Trifun Kostovski, owner of the now collapsed Eurostandard Bank, called out five top officials who he says contributed to the collapse of the bank. Eurostandard was issuing loans to shell companies whose owners were linked to the ruling SDSM party, many of whom would not pay back what they owed. The collapse harmed depositors to the tune of 60 million EUR while the lenders can now avoid paying back what they owed, and Kostovski claims that this was precisely the point of destroying the bank, which he says was entirely avoidable.

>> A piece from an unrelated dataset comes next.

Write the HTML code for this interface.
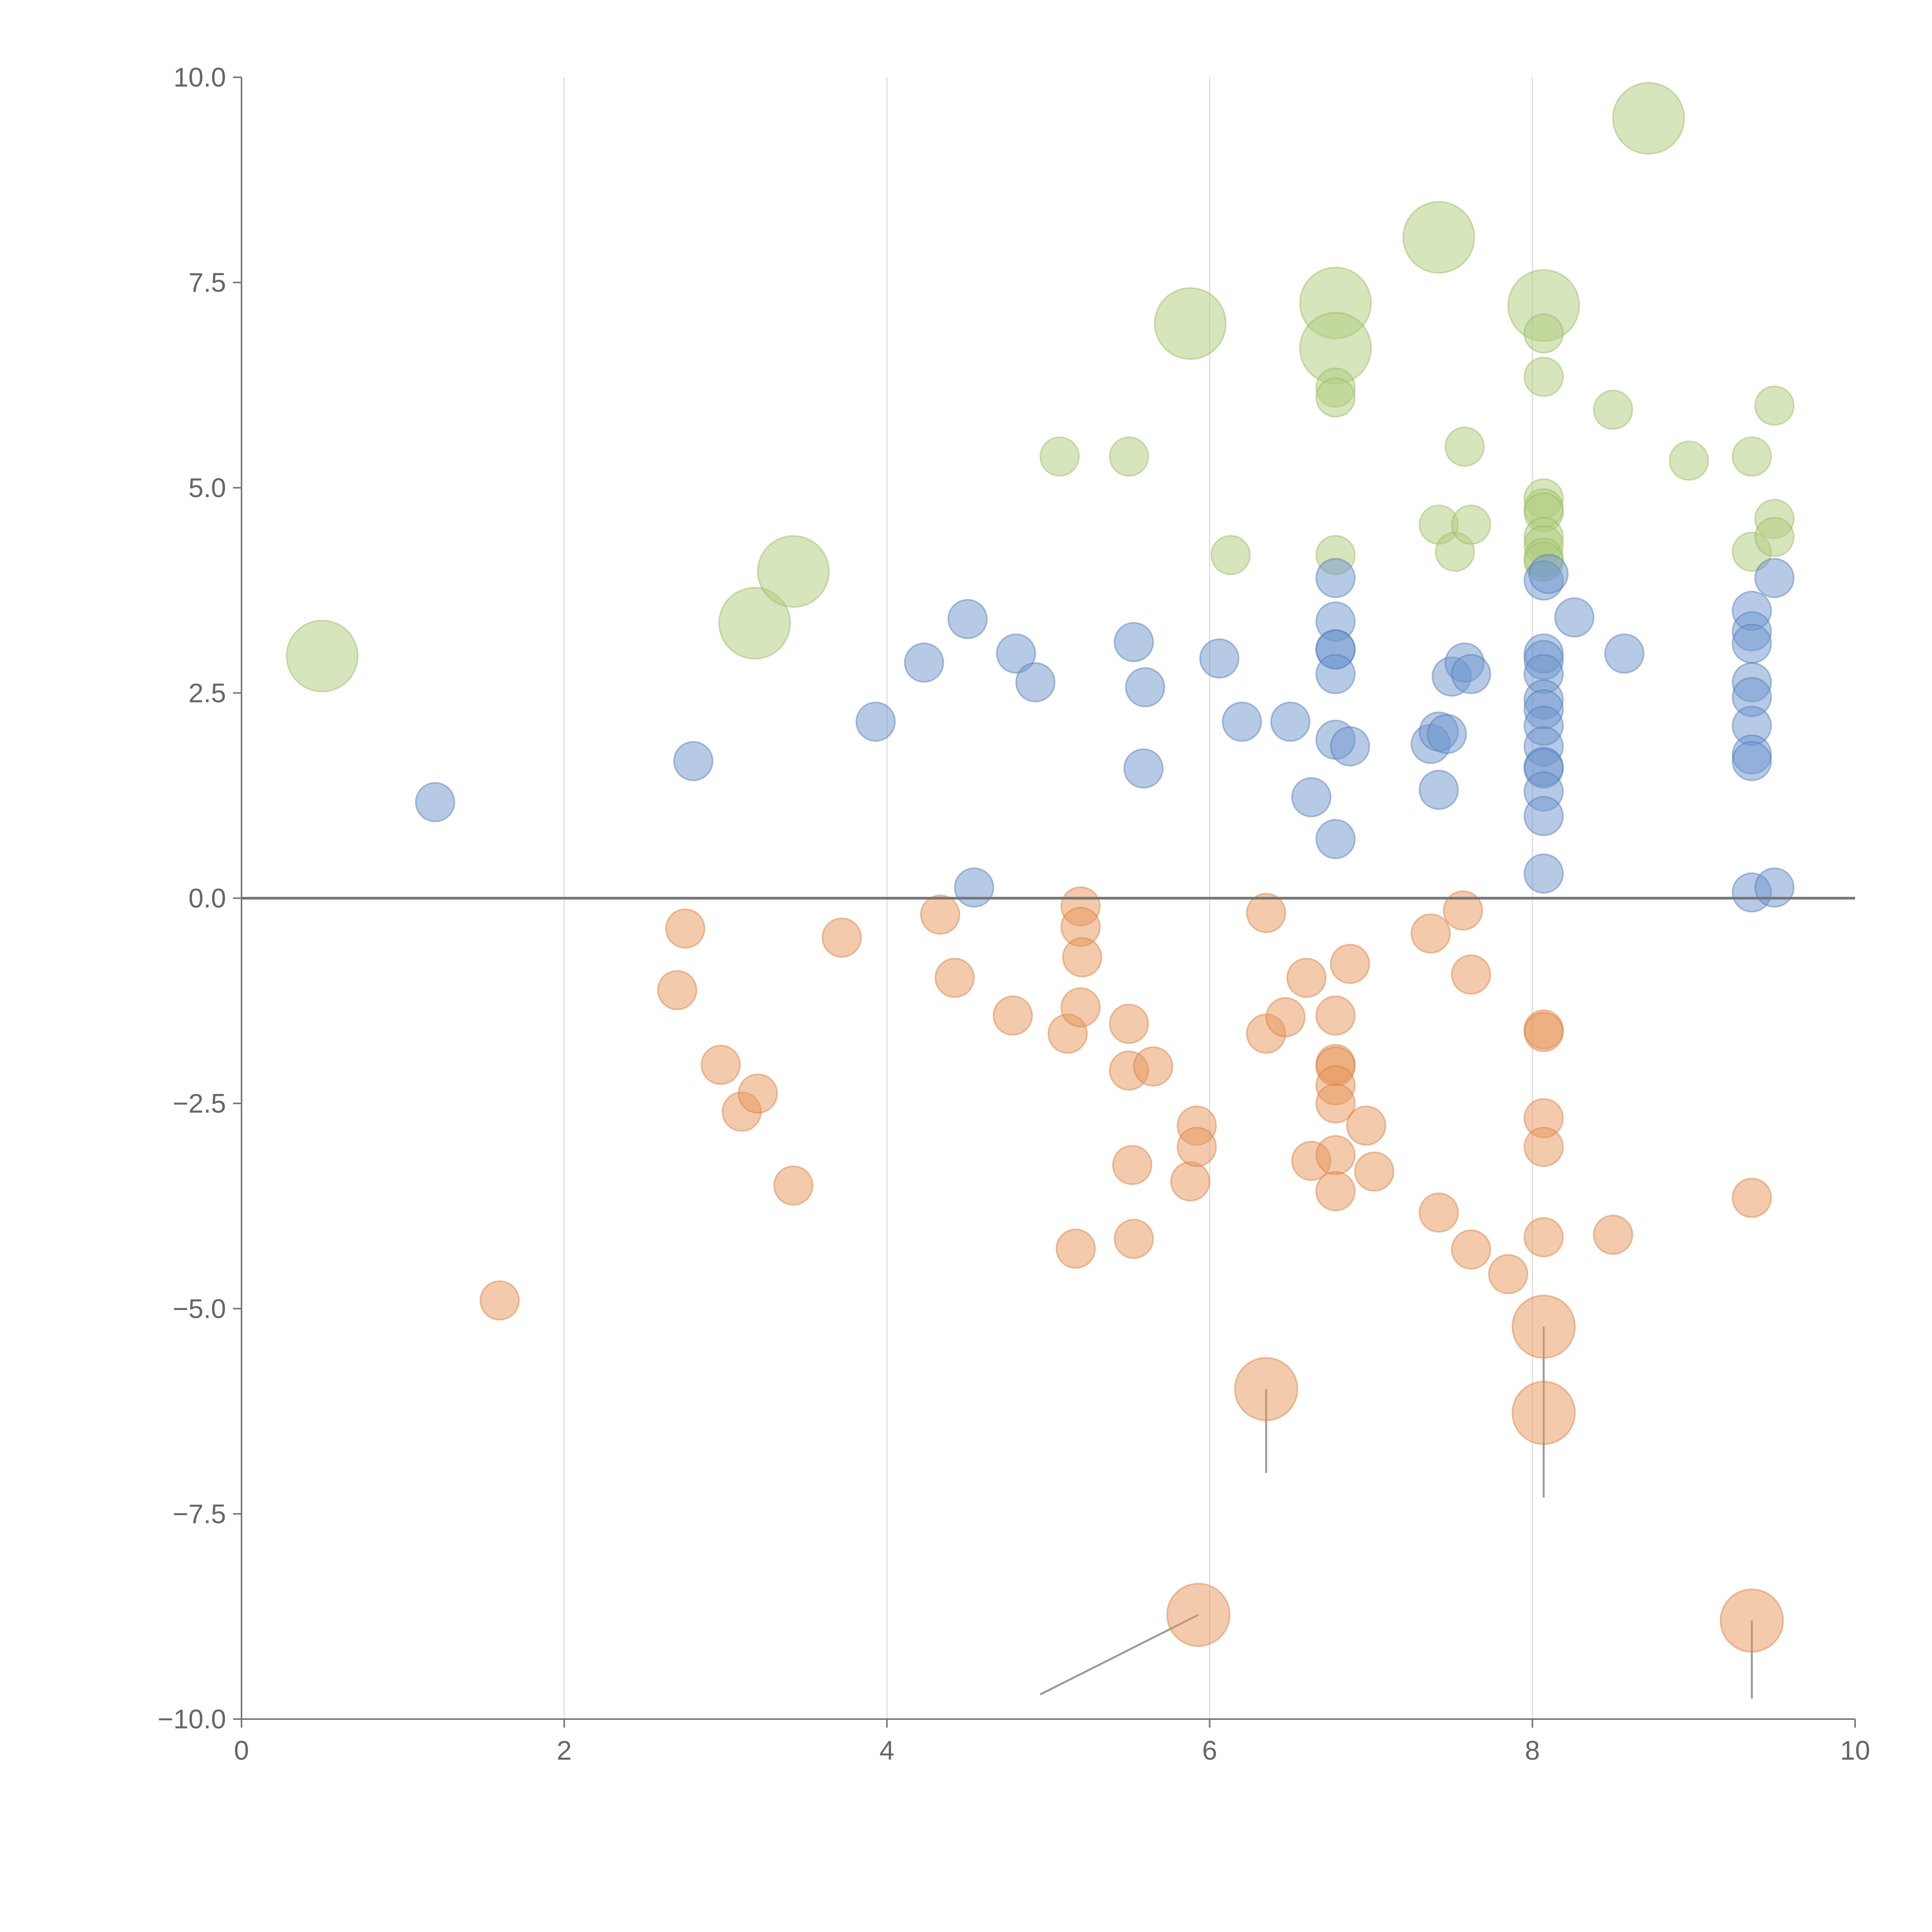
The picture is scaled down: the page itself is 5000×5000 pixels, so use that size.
<!DOCTYPE html>
<html><head><meta charset="utf-8"><style>
html,body{margin:0;padding:0;background:#fff;width:5000px;height:5000px;overflow:hidden}
svg{display:block}
svg text{font-family:"Liberation Sans",sans-serif;fill:#666}
</style></head><body>
<svg id="chart" width="5000" height="5000" viewBox="0 0 5000 5000" xmlns="http://www.w3.org/2000/svg"></svg>
<script>
const xTicks=[0,2,4,6,8,10];
const xTickLabels=["0","2","4","6","8","10"];
const yTicks=[10,7.5,5,2.5,0,-2.5,-5,-7.5,-10];
const yTickLabels=["10.0","7.5","5.0","2.5","0.0","\u22122.5","\u22125.0","\u22127.5","\u221210.0"];
const blueX=[1.2,2.8,3.93,4.23,4.5,4.8,4.92,4.54,5.53,5.6,5.59,6.06,6.2,6.5,6.63,6.78,6.78,6.78,6.78,6.78,6.78,6.87,6.78,7.37,7.42,7.47,7.42,7.5,7.58,7.62,8.07,8.1,8.07,8.07,8.07,8.07,8.07,8.07,8.07,8.07,8.07,8.07,8.07,8.07,8.26,8.57,9.36,9.36,9.36,9.36,9.36,9.36,9.36,9.36,9.36,9.5,9.5];
const blueY=[1.17,1.67,2.15,2.87,3.4,2.98,2.63,0.13,3.12,2.57,1.58,2.92,2.15,2.15,1.23,3.9,3.37,3.03,3.03,2.73,1.93,1.85,0.72,1.88,2.03,2.0,1.32,2.7,2.87,2.73,3.87,3.95,2.98,2.9,2.73,2.42,2.3,2.1,1.85,1.6,1.58,1.3,1.0,0.3,3.42,2.98,3.5,3.25,3.1,2.63,2.45,2.1,1.75,1.67,0.07,3.9,0.13];
const orangeX=[1.6,2.7,2.75,2.97,3.1,3.2,3.42,3.72,4.33,4.42,4.78,5.12,5.17,5.2,5.2,5.21,5.2,5.5,5.5,5.52,5.53,5.65,5.88,5.92,5.92,6.35,6.35,6.47,6.6,6.63,6.78,6.78,6.78,6.78,6.78,6.78,6.78,6.87,6.97,7.02,7.37,7.42,7.57,7.62,7.62,7.85,8.07,8.07,8.07,8.07,8.07,8.5,9.36];
const orangeY=[-4.9,-1.12,-0.37,-2.03,-2.6,-2.38,-3.5,-0.48,-0.2,-0.97,-1.43,-1.65,-4.27,-0.1,-0.35,-0.72,-1.33,-1.53,-2.1,-3.25,-4.15,-2.05,-3.45,-2.77,-3.03,-0.18,-1.65,-1.45,-0.97,-3.2,-1.43,-2.02,-2.05,-2.28,-2.5,-3.13,-3.57,-0.8,-2.77,-3.33,-0.43,-3.83,-0.15,-0.93,-4.28,-4.58,-1.6,-1.63,-2.68,-3.03,-4.13,-4.1,-3.65];
const orangeBigX=[5.93,6.35,8.07,8.07,9.36];
const orangeBigY=[-8.73,-5.98,-5.22,-6.27,-8.8];
const greenX=[5.07,5.5,6.13,6.78,6.78,6.78,7.42,7.52,7.58,7.62,8.07,8.07,8.07,8.07,8.07,8.07,8.07,8.07,8.07,8.5,8.97,9.36,9.36,9.5,9.5,9.5];
const greenY=[5.38,5.38,4.18,6.22,6.1,4.18,4.55,4.22,5.5,4.55,6.88,6.35,4.87,4.75,4.7,4.4,4.3,4.15,4.1,5.95,5.33,5.38,4.22,6.0,4.62,4.4];
const greenBigX=[0.5,3.18,3.42,5.88,6.78,6.78,7.42,8.07,8.72];
const greenBigY=[2.95,3.35,3.98,7.0,7.25,6.7,8.05,7.22,9.5];

const L=625,R=4801,T=200,B=4449;
const sx=v=>L+(v-0)/(10-0)*(R-L);
const sy=v=>B-(v+10)/20*(B-T);
const NS="http://www.w3.org/2000/svg";
const svg=document.getElementById('chart');
function mk(tag,attrs,parent){const e=document.createElementNS(NS,tag);for(const k in attrs)e.setAttribute(k,attrs[k]);(parent||svg).appendChild(e);return e;}

const grid=mk('g',{});


xTicks.forEach((t,i)=>{
  if(t>0&&t<10){const l=mk('line',{x1:sx(t),x2:sx(t),y1:T,y2:B,stroke:'#dcdcdc','stroke-width':3},grid);
  
  }
});
const axes=mk('g',{});


const ya=mk('line',{x1:L,x2:L,y1:T,y2:B,stroke:'#777','stroke-width':4},axes);


const xa=mk('line',{x1:L,x2:R,y1:B,y2:B,stroke:'#777','stroke-width':4},axes);


xTicks.forEach((t,i)=>{
  const tk=mk('line',{x1:sx(t),x2:sx(t),y1:B,y2:B+22,stroke:'#777','stroke-width':4},axes);
  
  
  const tx=mk('text',{x:sx(t),y:B+105,'font-size':70,'text-anchor':'middle'},axes);
  tx.textContent=xTickLabels[i];
  
  
});
yTicks.forEach((t,i)=>{
  const tk=mk('line',{x1:L-22,x2:L,y1:sy(t),y2:sy(t),stroke:'#777','stroke-width':4},axes);
  
  
  const tx=mk('text',{x:L-40,y:sy(t)+24,'font-size':70,'text-anchor':'end'},axes);
  tx.textContent=yTickLabels[i];
  
  
});
const leaders=mk('g',{stroke:'#999','stroke-width':5});


[[5.93,-8.73,4.95,-9.7],[6.35,-5.98,6.35,-7.0],[8.07,-5.22,8.07,-6.6],[8.07,-6.27,8.07,-7.3],[9.36,-8.8,9.36,-9.75]].forEach(a=>{
  const l=mk('line',{x1:sx(a[0]),y1:sy(a[1]),x2:sx(a[2]),y2:sy(a[3])},leaders);
  
  
});

function series(xs,ys,r,fill,stroke,name){
  const g=mk('g',{});
  
  
  xs.forEach((x,i)=>{
    const c=mk('circle',{cx:sx(x),cy:sy(ys[i]),r:r,fill:fill,stroke:stroke,'stroke-width':4},g);
    
    
  });
}
series(greenBigX,greenBigY,92,'rgba(176,204,124,0.5)','rgba(150,185,95,0.45)','green-large');
series(greenX,greenY,50,'rgba(176,204,124,0.5)','rgba(150,185,95,0.45)','green');
series(blueX,blueY,50,'rgba(110,150,205,0.5)','rgba(80,120,185,0.45)','blue');
series(orangeX,orangeY,50,'rgba(232,150,90,0.5)','rgba(215,125,65,0.45)','orange');
series(orangeBigX,orangeBigY,81,'rgba(232,150,90,0.5)','rgba(215,125,65,0.45)','orange-large');

const zl=mk('line',{x1:L,x2:R,y1:sy(0),y2:sy(0),stroke:'#777','stroke-width':7});


</script>
</body></html>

Kostovski named former interim Prime Minister Oliver Spasovski who, he claims, allowed the bank to go into bankruptcy, violation a rule against such moves that was in force during the coronavirus linked state of emergency. Central Bank Governor Anita Angelovska Bezoska refused to use the option of putting the Eurostandard Bank under administration, and also refused to entertain the option of having an outside company interested to invest in Eurostandard Bank be given a chance to jump in and save the bank. “The potential partner met all criteria set up by the Central Bank and could’ve become a co-owner or full owner”, Kostovski claims.
The other three officials of the Zaev regime named by Kostovski are in the judiciary. He named judges Sedat Rexhepagic and Ognen Stavrev who froze his and his son’s Kosta Kostovski’s property as part of the investigation into the collapse of the bank. Finally, Public Prosecutor Ljubomir Joveski, who allowed the publication of the charges against Trifun and Kosta Kostovski, sentencing them in the court of public opinion.
Trifun Kostovski claims that the management he put in place in the Eurostandard Bank was approving the loans to obviously unqualified shell companies set up by people linked to the Zaev regime – many of them from Zaev’s hometown of Strumica. Much of the lost deposits are being recouped from public funds and from a solidarity fund set up by all commercial banks in Macedonia, but some of the depositors will lose their money. Lenders are requested to pay back the money, but in cases of shell companies with uncertain ownership, they can easily avoid this obligation, keeping the loans for themselves.